The trigger was news that France's biggest listed bank, BNP Paribas, had frozen $2.2 billion worth of funds hit by U.S. subprime mortgage woes, further increasing fears the subprime problems would squeeze credit markets worldwide.
In Asia, a Bank of Japan official said on Friday the bank injected funds at its regular money market operation on Friday due to a slight rise in the benchmark overnight call rate.
The bank for the world's second-largest economy offered to supply 1.0 trillion yen ($8.45 billion) in funds.
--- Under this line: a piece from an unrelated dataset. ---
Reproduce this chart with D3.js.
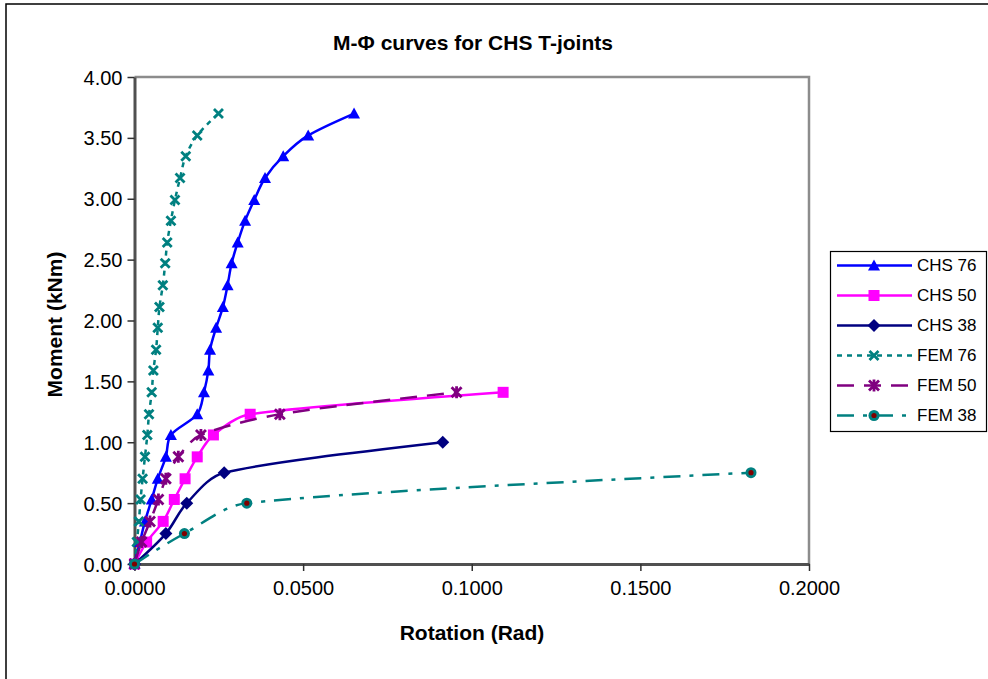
<!DOCTYPE html>
<html>
<head>
<meta charset="utf-8">
<script src="https://cdn.jsdelivr.net/npm/d3@7"></script>
<style>
  html, body { margin: 0; padding: 0; background: #fff; }
  svg { display: block; font-family: Arial, "Liberation Sans", sans-serif; }
</style>
</head>
<body>
<svg id="chart" width="988" height="679"></svg>
<script>
// Moment levels (kNm) and measured rotations (rad) for each joint series
const moment76 = [0, 0.18, 0.35, 0.53, 0.70, 0.88, 1.06, 1.23, 1.41, 1.59, 1.76, 1.94, 2.11, 2.29, 2.47, 2.64, 2.82, 2.99, 3.17, 3.35, 3.52, 3.70];
const chs76Rot = [0, 0.0016, 0.0031, 0.0051, 0.0069, 0.0093, 0.0108, 0.0186, 0.0206, 0.0219, 0.0224, 0.0242, 0.0262, 0.0276, 0.0288, 0.0306, 0.0328, 0.0355, 0.0387, 0.0441, 0.0515, 0.0651];
const fem76Rot = [0, 0.0007, 0.0013, 0.0018, 0.0024, 0.0031, 0.0038, 0.0043, 0.0051, 0.0056, 0.0064, 0.0069, 0.0074, 0.0084, 0.0091, 0.0097, 0.0108, 0.0120, 0.0135, 0.0152, 0.0186, 0.0249];
const moment50 = [0, 0.18, 0.35, 0.53, 0.70, 0.88, 1.06, 1.23, 1.41];
const chs50Rot = [0, 0.0036, 0.0085, 0.0118, 0.0150, 0.0186, 0.0234, 0.0343, 0.1093];
const fem50Rot = [0, 0.0021, 0.0046, 0.0071, 0.0093, 0.0130, 0.0197, 0.0431, 0.0955];
const moment38 = [0, 0.25, 0.50, 0.75, 1.00];
const chs38Rot = [0, 0.0093, 0.0155, 0.0266, 0.0914];
const fem38Moment = [0, 0.25, 0.50, 0.75];
const fem38Rot = [0, 0.0148, 0.0333, 0.1828];

const seriesNames = ["CHS 76", "CHS 50", "CHS 38", "FEM 76", "FEM 50", "FEM 38"];
const xTicks = [0, 0.05, 0.10, 0.15, 0.20];
const yTicks = [0, 0.5, 1.0, 1.5, 2.0, 2.5, 3.0, 3.5, 4.0];

const zip = (xs, ys) => xs.map((x, i) => ({ x, y: ys[i] }));

const series = [
  { name: seriesNames[0], pts: zip(chs76Rot, moment76), color: "#0000ff", dash: null, marker: "triangle" },
  { name: seriesNames[1], pts: zip(chs50Rot, moment50), color: "#ff00ff", dash: null, marker: "square" },
  { name: seriesNames[2], pts: zip(chs38Rot, moment38), color: "#000080", dash: null, marker: "diamond" },
  { name: seriesNames[3], pts: zip(fem76Rot, moment76), color: "#008080", dash: "5,5", marker: "cross" },
  { name: seriesNames[4], pts: zip(fem50Rot, moment50), color: "#800080", dash: "17,10", marker: "star" },
  { name: seriesNames[5], pts: zip(fem38Rot, fem38Moment), color: "#008080", dash: "17,9,4,9", marker: "circle" }
];

const svg = d3.select("#chart");
const plot = { left: 134.5, right: 809, top: 77, bottom: 564 };

const x = d3.scaleLinear().domain([0, 0.2]).range([plot.left, plot.right]);
const y = d3.scaleLinear().domain([0, 4]).range([plot.bottom, plot.top]);

// Outer chart frame
svg.append("rect")
  .attr("x", 6).attr("y", 4).attr("width", 1000).attr("height", 700)
  .attr("fill", "none").attr("stroke", "#000").attr("stroke-width", 1.5);

// Plot area frame (top and right edges)
svg.append("path")
  .attr("d", `M${plot.left},${plot.top}H${plot.right}V${plot.bottom}`)
  .attr("fill", "none").attr("stroke", "#8c8c8c").attr("stroke-width", 2.5);

// Axes
const xAxis = d3.axisBottom(x).tickValues(xTicks).tickFormat(d3.format(".4f")).tickSizeInner(7).tickSizeOuter(0).tickPadding(10);
const yAxis = d3.axisLeft(y).tickValues(yTicks).tickFormat(d3.format(".2f")).tickSizeInner(7).tickSizeOuter(0).tickPadding(5);

const gx = svg.append("g").attr("transform", `translate(0,${plot.bottom})`).call(xAxis);
const gy = svg.append("g").attr("transform", `translate(${plot.left},0)`).call(yAxis);

[gx, gy].forEach(g => {
  g.select(".domain").attr("stroke", "#505050").attr("stroke-width", 3);
  g.selectAll(".tick line").attr("stroke", "#303030").attr("stroke-width", 1.5);
  g.selectAll(".tick text").attr("fill", "#000").style("font-size", "20px").style("font-family", "Arial, 'Liberation Sans', sans-serif");
});
gy.selectAll(".tick text").attr("dy", "0.35em");

// Titles
svg.append("text").attr("x", 473).attr("y", 50).attr("text-anchor", "middle")
  .style("font-size", "21px").style("font-weight", "bold").text("M-Φ curves for CHS T-joints");
svg.append("text").attr("x", 472).attr("y", 640).attr("text-anchor", "middle")
  .style("font-size", "21px").style("font-weight", "bold").text("Rotation (Rad)");
svg.append("text").attr("transform", `translate(62,${(plot.top + plot.bottom) / 2 + 4}) rotate(-90)`)
  .attr("text-anchor", "middle")
  .style("font-size", "21px").style("font-weight", "bold").text("Moment (kNm)");

// Marker shapes
function drawMarker(g, type, color) {
  switch (type) {
    case "triangle":
      g.append("path").attr("d", "M0,-6L6,5H-6Z").attr("fill", color);
      break;
    case "square":
      g.append("rect").attr("x", -5.5).attr("y", -5.5).attr("width", 11).attr("height", 11).attr("fill", color);
      break;
    case "diamond":
      g.append("path").attr("d", "M0,-6.5L6.5,0L0,6.5L-6.5,0Z").attr("fill", color);
      break;
    case "cross":
      g.append("path").attr("d", "M-4.5,-4.5L4.5,4.5M-4.5,4.5L4.5,-4.5")
        .attr("stroke", color).attr("stroke-width", 2.8).attr("fill", "none");
      break;
    case "star":
      g.append("path").attr("d", "M-5,-5L5,5M-5,5L5,-5M0,-6V6")
        .attr("stroke", color).attr("stroke-width", 2.8).attr("fill", "none");
      break;
    case "circle":
      g.append("circle").attr("r", 5.5).attr("fill", color);
      g.append("circle").attr("r", 2.6).attr("fill", "#800000");
      break;
  }
}

// Smoothed line: Catmull-Rom style tangents whose handle length is limited
// by the adjacent segment, so short steps next to long ones do not loop.
function curveSmooth(context) {
  let pts;
  return {
    areaStart() {}, areaEnd() {},
    lineStart() { pts = []; },
    point(px, py) { pts.push([+px, +py]); },
    lineEnd() {
      const n = pts.length;
      if (!n) return;
      context.moveTo(pts[0][0], pts[0][1]);
      if (n === 2) { context.lineTo(pts[1][0], pts[1][1]); return; }
      const cin = [], cout = [];
      for (let i = 1; i < n - 1; i++) {
        const [x0, y0] = pts[i - 1], [x1, y1] = pts[i], [x2, y2] = pts[i + 1];
        let tx = x2 - x0, ty = y2 - y0;
        const tl = Math.hypot(tx, ty) || 1;
        tx /= tl; ty /= tl;
        const d0 = Math.hypot(x1 - x0, y1 - y0), d1 = Math.hypot(x2 - x1, y2 - y1);
        const h0 = Math.min(tl / 6, d0 / 3), h1 = Math.min(tl / 6, d1 / 3);
        cin[i] = [x1 - tx * h0, y1 - ty * h0];
        cout[i] = [x1 + tx * h1, y1 + ty * h1];
      }
      cout[0] = [(pts[0][0] + cin[1][0]) / 2, (pts[0][1] + cin[1][1]) / 2];
      cin[n - 1] = [(pts[n - 1][0] + cout[n - 2][0]) / 2, (pts[n - 1][1] + cout[n - 2][1]) / 2];
      for (let i = 0; i < n - 1; i++) {
        context.bezierCurveTo(cout[i][0], cout[i][1], cin[i + 1][0], cin[i + 1][1], pts[i + 1][0], pts[i + 1][1]);
      }
    }
  };
}

const line = d3.line().x(d => x(d.x)).y(d => y(d.y)).curve(curveSmooth);

series.forEach(s => {
  const g = svg.append("g");
  g.append("path").datum(s.pts).attr("d", line)
    .attr("fill", "none").attr("stroke", s.color).attr("stroke-width", 2.5)
    .attr("stroke-dasharray", s.dash);
  g.selectAll("g.mk").data(s.pts).join("g").attr("class", "mk")
    .attr("transform", d => `translate(${x(d.x)},${y(d.y)})`)
    .each(function () { drawMarker(d3.select(this), s.marker, s.color); });
});

// Legend
const legend = svg.append("g");
legend.append("rect").attr("x", 830.5).attr("y", 251.5).attr("width", 156).attr("height", 180)
  .attr("fill", "#fff").attr("stroke", "#000").attr("stroke-width", 1.2);
series.forEach((s, i) => {
  const ly = 265.5 + i * 30;
  const row = legend.append("g").attr("transform", `translate(0,${ly})`);
  row.append("line").attr("x1", 837).attr("x2", 912).attr("y1", 0).attr("y2", 0)
    .attr("stroke", s.color).attr("stroke-width", 2.5).attr("stroke-dasharray", s.dash);
  drawMarker(row.append("g").attr("transform", "translate(874,0)"), s.marker, s.color);
  row.append("text").attr("x", 917).attr("y", 0).attr("dy", "0.35em")
    .style("font-size", "17px").text(s.name);
});
</script>
</body>
</html>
Traders said the amount was at the higher end of market expectations, but was not a major surprise.
The Reserve Bank of Australia on Friday added more than twice the usual amount of money into the banking system, injecting A$4.95 billion ($4.19 billion) in its regular morning money market operation.
While no reports had surfaced in Asia of a drying up of credit markets on par with the problems in Europe, financial markets took a battering.
Asian stocks slumped across the board and the yen extended its gains as investors dumped riskier assets following a rout in global markets sparked by a flare-up in credit jitters.
The flight to safety shored up Japanese government bonds (JGBs), sending yields on the benchmark 10-year JGB down as much as 1.705 percent -- a level last seen on May 25.
Elsewhere in the region, central banks pledged to open the tap on additional liquidity on the first signs of a seizure in money markets.
The Bank of Korea's head of monetary policy, Jang Byung-wha, told Reuters on Friday the central bank was ready to take steps to maintain stability in the local financial system, such as supplying extra funds, if a credit crunch arises.
South Korean financial policy makers plan to hold a meeting later on Friday to assess the current financial market situation.
Singapore's central bank also said that it was ready to inject cash if needed, but noted it was sticking to its existing monetary policy.
"If there are liquidity bottlenecks, certainly we will come in to inject more liquidity. At this stage, the liquidity management is unchanged that we do not see any undue problems," Ong Chong Tee, deputy managing director of the Monetary Authority of Singapore, told a news conference.